Objective: Take the lines from the top down to and including the one with "const yTicks = [0, 10, 20, 30, 40, 50, 60];" and repeat them exactly. Omit images.

>> BEGIN

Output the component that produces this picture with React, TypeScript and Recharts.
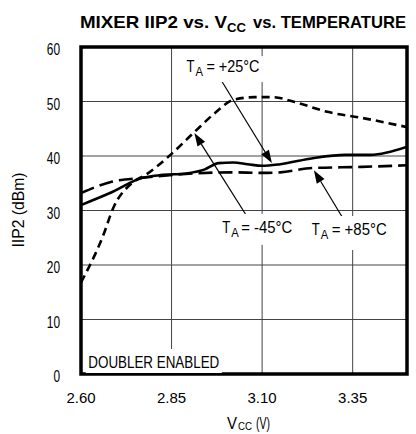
import React from 'react';
import { LineChart, Line, XAxis, YAxis, CartesianGrid, ReferenceLine, ReferenceDot, ReferenceArea } from 'recharts';

const FONT = "'Liberation Sans Narrow', 'Arial Narrow', 'Liberation Sans', Arial, sans-serif";

const xTicks = [2.6, 2.85, 3.1, 3.35];
const xTickLabels = ['2.60', '2.85', '3.10', '3.35'];
const yTicks = [0, 10, 20, 30, 40, 50, 60];

const minus45 = [
  { v: 2.6, y: 16.8 }, { v: 2.66, y: 25.2 }, { v: 2.69, y: 30.6 }, { v: 2.74, y: 35.0 },
  { v: 2.78, y: 36.6 }, { v: 2.84, y: 39.8 }, { v: 2.91, y: 44.2 }, { v: 2.97, y: 47.9 },
  { v: 3.02, y: 50.3 }, { v: 3.08, y: 50.8 }, { v: 3.13, y: 50.8 }, { v: 3.19, y: 49.9 },
  { v: 3.28, y: 48.1 }, { v: 3.375, y: 47.0 }, { v: 3.5, y: 45.3 },
];
const plus25 = [
  { v: 2.6, y: 31.0 }, { v: 2.68, y: 33.2 }, { v: 2.77, y: 36.0 }, { v: 2.82, y: 36.5 },
  { v: 2.89, y: 36.8 }, { v: 2.94, y: 37.5 }, { v: 2.98, y: 38.7 }, { v: 3.02, y: 38.8 },
  { v: 3.06, y: 38.5 }, { v: 3.1, y: 38.2 }, { v: 3.15, y: 38.5 }, { v: 3.24, y: 39.6 },
  { v: 3.33, y: 40.2 }, { v: 3.4, y: 40.2 }, { v: 3.5, y: 41.7 },
];
const plus85 = [
  { v: 2.6, y: 33.2 }, { v: 2.68, y: 35.2 }, { v: 2.77, y: 36.0 }, { v: 2.91, y: 36.8 },
  { v: 3.02, y: 37.0 }, { v: 3.1, y: 36.9 }, { v: 3.15, y: 37.0 }, { v: 3.24, y: 37.8 },
  { v: 3.375, y: 38.0 }, { v: 3.5, y: 38.3 },
];

// annotation arrows: [fromX, fromY, toX, toY]
const arrows = [
  [2.987, 53.9, 3.127, 38.7],
  [3.064, 28.3, 2.913, 44.2],
  [3.331, 27.7, 3.243, 37.4],
];

// label anchors (left of "T", at its baseline)
const labels = [
  { x: 2.891, y: 55.4, temp: '= +25°C', restDx: 20, restLen: 53, box: [-4, -16, 84, 26] },
  { x: 2.99, y: 25.9, temp: '= -45°C', restDx: 19, restLen: 51, box: [-4, -19, 78, 31] },
  { x: 3.237, y: 25.5, temp: '= +85°C', restDx: 20, restLen: 55, box: [-4, -19, 83, 34] },
];

const ArrowShape = (p: any) => {
  const { x1, y1, x2, y2 } = p;
  const dx = x2 - x1, dy = y2 - y1;
  const len = Math.sqrt(dx * dx + dy * dy) || 1;
  const ux = dx / len, uy = dy / len;
  const hl = 13, hw = 4.5;
  const bx = x2 - ux * hl, by = y2 - uy * hl;
  const pts = `${x2},${y2} ${bx - uy * hw},${by + ux * hw} ${bx + uy * hw},${by - ux * hw}`;
  return (
    <g>
      <line x1={x1} y1={y1} x2={bx} y2={by} stroke="#000" strokeWidth={1.2} />
      <polygon points={pts} fill="#000" />
    </g>
  );
};

const makeLabel = (l: any) => (p: any) => {
  const { cx, cy } = p;
  const [bx, by, bw, bh] = l.box;
  return (
    <g>
      <rect x={cx + bx} y={cy + by} width={bw} height={bh} fill="#fff" />
      <text x={cx} y={cy} fontFamily={FONT} fontSize={17} fill="#000" textLength={8} lengthAdjust="spacingAndGlyphs">T</text>
      <text x={cx + 9} y={cy + 4} fontFamily={FONT} fontSize={13} fill="#000" textLength={7.5} lengthAdjust="spacingAndGlyphs">A</text>
      <text x={cx + l.restDx} y={cy} fontFamily={FONT} fontSize={17} fill="#000" textLength={l.restLen} lengthAdjust="spacingAndGlyphs">{l.temp}</text>
    </g>
  );
};

const DoublerLabel = (p: any) => {
  const { cx, cy } = p;
  return (
    <g>
      <rect x={cx - 68} y={cy - 13} width={136} height={24} fill="#fff" />
      <text x={cx - 65.5} y={cy + 6} fontFamily={FONT} fontSize={17} fill="#000" textLength={131} lengthAdjust="spacingAndGlyphs">
        DOUBLER ENABLED
      </text>
    </g>
  );
};

const YTick = (p: any) => {
  const { x, y, payload } = p;
  const s = String(payload.value);
  return (
    <text x={x} y={y + 8} textAnchor="end" fontFamily={FONT} fontSize={16} fill="#000" textLength={s.length * 6.6} lengthAdjust="spacingAndGlyphs">
      {s}
    </text>
  );
};

export default function App() {
  return (
    <div style={{ position: 'absolute', left: 0, top: 0, background: '#fff' }}>
      <LineChart width={416} height={434} margin={{ top: 47, right: 9, bottom: 0, left: 0 }}>
        <CartesianGrid stroke="#444" strokeWidth={1} vertical horizontal />
        <XAxis
          type="number"
          dataKey="v"
          domain={[2.6, 3.5]}
          ticks={xTicks}
          tickFormatter={(v: number) => xTickLabels[xTicks.indexOf(v)] ?? String(v)}
          height={60}
          axisLine={false}
          tickLine={false}
          tickSize={0}
          tickMargin={18}
          tick={{ fontFamily: FONT, fontSize: 15, fill: '#000' }}
          allowDataOverflow
        />
        <YAxis
          type="number"
          domain={[0, 60]}
          ticks={yTicks}
          width={81}
          axisLine={false}
          tickLine={false}
          tickSize={0}
          tickMargin={21}
          tick={YTick}
        />
        {labels.map((l) => (
          <ReferenceDot key={l.temp} x={l.x} y={l.y} r={1} ifOverflow="visible" shape={makeLabel(l)} />
        ))}
        <ReferenceDot x={2.801} y={2.2} r={1} ifOverflow="visible" shape={DoublerLabel} />
        <Line data={plus85} dataKey="y" type="monotone" stroke="#000" strokeWidth={2.6} strokeDasharray="14 6" dot={false} isAnimationActive={false} />
        <Line data={plus25} dataKey="y" type="monotone" stroke="#000" strokeWidth={2.6} dot={false} isAnimationActive={false} />
        <Line data={minus45} dataKey="y" type="monotone" stroke="#000" strokeWidth={2.6} strokeDasharray="8 5" dot={false} isAnimationActive={false} />
        {arrows.map((a, i) => (
          <ReferenceLine key={i} segment={[{ x: a[0], y: a[1] }, { x: a[2], y: a[3] }]} ifOverflow="visible" shape={ArrowShape} />
        ))}
        <ReferenceArea x1={2.6} x2={3.5} y1={0} y2={60} fill="none" fillOpacity={0} stroke="#000" strokeWidth={3.5} ifOverflow="visible" />
        <text x={80} y={28} fontFamily={FONT} fontWeight="bold" fontSize={17} fill="#000" textLength={147} lengthAdjust="spacingAndGlyphs">MIXER IIP2 vs. V</text>
        <text x={227} y={32} fontFamily={FONT} fontWeight="bold" fontSize={13} fill="#000" textLength={19} lengthAdjust="spacingAndGlyphs">CC</text>
        <text x={253} y={28} fontFamily={FONT} fontWeight="bold" fontSize={17} fill="#000" textLength={153} lengthAdjust="spacingAndGlyphs">vs. TEMPERATURE</text>
        <text x={24} y={210} textAnchor="middle" fontFamily={FONT} fontSize={16} fill="#000" transform="rotate(-90 24 210)" textLength={75} lengthAdjust="spacingAndGlyphs">
          IIP2 (dBm)
        </text>
        <text x={227} y={429} fontFamily={FONT} fontSize={17} fill="#000" textLength={10} lengthAdjust="spacingAndGlyphs">V</text>
        <text x={238} y={430} fontFamily={FONT} fontSize={11} fill="#000" textLength={14} lengthAdjust="spacingAndGlyphs">CC</text>
        <text x={256} y={429} fontFamily={FONT} fontSize={17} fill="#000" textLength={14} lengthAdjust="spacingAndGlyphs">(V)</text>
      </LineChart>
    </div>
  );
}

>> END

Complete answer:
Output the component that produces this picture with React, TypeScript and Recharts.
import React from 'react';
import { LineChart, Line, XAxis, YAxis, CartesianGrid, ReferenceLine, ReferenceDot, ReferenceArea } from 'recharts';

const FONT = "'Liberation Sans Narrow', 'Arial Narrow', 'Liberation Sans', Arial, sans-serif";

const xTicks = [2.6, 2.85, 3.1, 3.35];
const xTickLabels = ['2.60', '2.85', '3.10', '3.35'];
const yTicks = [0, 10, 20, 30, 40, 50, 60];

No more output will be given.